Vivimos rodeados de corrupción, abusos de poder, recorte de libertades, limitación de derechos, manipulación informativa y absoluto desprecio a la ciudadanía. Si decimos que educamos ciudadanos y lo hacemos con la esperanza de que un día sean capaces de construir una sociedad mejor que la que disfrutamos, con un sistema de valores distinto al que padecemos, ¿sería deseable que los profesores nos implicáramos más en lo que ocurre al otro lado del patio de recreo de nuestros centros?, ¿no educaríamos mejor para la vida si en algún momento levantáramos la vista del libro de texto, abriéramos bien los ojos para analizar nuestro entorno, animáramos a nuestros alumnos a entenderlo y consideráramos una prioridad ayudarles a rediseñarlo en función de su propia concepción del mismo?
Tal vez aprenderían más y mejor si un día tuvieran la certeza de que trabajamos de verdad para ellos, que no somos ajenos a su lucha ni a la lucha de los suyos, que defendemos su derecho a formarse en libertad, sin dogmatismos, en condiciones de justicia e igualdad, que nos importa lo que estudian tanto como lo que sienten, que no entendemos el fracaso escolar como fracaso personal, que no consideramos la valla que rodea el centro educativo como un obstáculo infranqueable tras el que deben abandonar su vida anterior antes de empezar las clases, que nuestro interés no es tanto llenarles la cabeza de respuestas, sino animarles a formular preguntas.

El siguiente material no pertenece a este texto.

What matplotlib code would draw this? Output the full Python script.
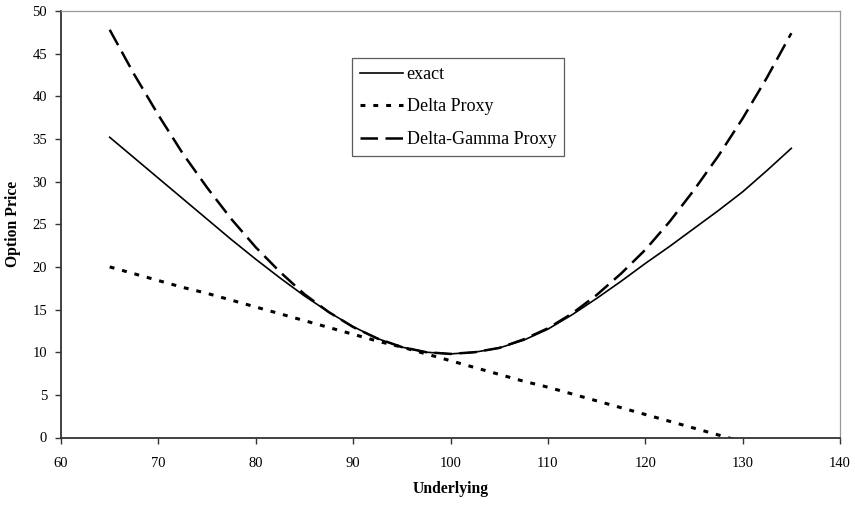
import matplotlib.pyplot as plt

plt.rcParams["font.family"] = ["Liberation Serif", "DejaVu Serif"]

# Werte (Schritt 2.5)
underlying = [65, 67.5, 70, 72.5, 75, 77.5, 80, 82.5, 85, 87.5, 90, 92.5, 95, 97.5,
              100, 102.5, 105, 107.5, 110, 112.5, 115, 117.5, 120, 122.5, 125,
              127.5, 130, 132.5, 135]
exact = [35.2, 32.8, 30.4, 28.0, 25.6, 23.2, 20.9, 18.7, 16.6, 14.7, 13.0, 11.6, 10.6, 10.0,
         9.8, 10.0, 10.5, 11.4, 12.7, 14.4, 16.3, 18.3, 20.4, 22.4, 24.5,
         26.6, 28.8, 31.3, 33.9]
delta_proxy = [20.0, 19.2, 18.4, 17.6, 16.9, 16.1, 15.3, 14.5, 13.7, 12.9, 12.1, 11.3, 10.6, 9.8,
               9.0, 8.2, 7.4, 6.6, 5.9, 5.1, 4.3, 3.5, 2.7, 1.9, 1.1,
               0.3, -0.5, -1.2, -2.0]
delta_gamma = [47.8, 42.6, 37.8, 33.3, 29.3, 25.6, 22.3, 19.4, 16.8, 14.7, 12.95, 11.6, 10.6, 10.0,
               9.8, 10.0, 10.5, 11.5, 12.8, 14.55, 16.7, 19.2, 22.0, 25.3, 29.0,
               33.0, 37.4, 42.2, 47.4]

fig = plt.figure(figsize=(8.55, 5.05), dpi=100)
ax = fig.add_axes([61 / 855, 1 - 437.5 / 505, 779 / 855, 426.5 / 505])

ax.plot(underlying, exact, color="black", lw=1.2, label="exact")
dp, = ax.plot(underlying, delta_proxy, color="black", lw=2.2, label="Delta Proxy")
dp.set_dashes([1.6, 2.6])
dg, = ax.plot(underlying, delta_gamma, color="black", lw=1.8, label="Delta-Gamma Proxy")
dg.set_dashes([7.0, 3.0])

ax.set_xlim(60, 140)
ax.set_ylim(0, 50)
ax.set_xticks(range(60, 141, 10))
ax.set_yticks(range(0, 51, 5))

for side in ("top", "right"):
    ax.spines[side].set_color("#999999")
    ax.spines[side].set_linewidth(0.9)
for side in ("left", "bottom"):
    ax.spines[side].set_color("#333333")
    ax.spines[side].set_linewidth(1.3)

ax.tick_params(axis="y", direction="out", length=4, width=1, color="#333333",
               labelsize=10.5, pad=6)
ax.tick_params(axis="x", direction="out", length=4, width=1, color="#333333",
               labelsize=10.5, pad=10)

ax.set_xlabel("Underlying", fontsize=11.3, fontweight="bold", labelpad=8)
ax.set_ylabel("Option Price", fontsize=11.3, fontweight="bold", labelpad=8)

leg = ax.legend(loc="upper left", bbox_to_anchor=(0.3736, 0.8898), borderaxespad=0,
                fontsize=13, fancybox=False, frameon=True, handlelength=2.35,
                handletextpad=0.22, labelspacing=0.85, borderpad=0.45)
leg.get_frame().set_edgecolor("#333333")
leg.get_frame().set_linewidth(0.9)

fig.savefig("out.png", dpi=100, facecolor="white")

Quizá, si en lugar de tratar de convencerles con charlas y fichas de la importancia de los valores, tuviéramos el coraje de construir centros educativos en los que se vive y no se teoriza sobre el respeto, la justicia, la democracia, la igualdad, la solidaridad o la participación, si les demostráramos con hechos que un examen no es un castigo ni un suspenso una sentencia de muerte, si pudiéramos hacerles creer que no pasa nada si se equivocan, si admitiéramos el error como un paso más en su proceso de aprendizaje, si no nos obsesionáramos tanto con lo que se debe hacer y trabajáramos más por lo que se puede hacer, entonces, tal vez no tendríamos que volver a preguntarnos por qué no aprenden nuestros alumnos.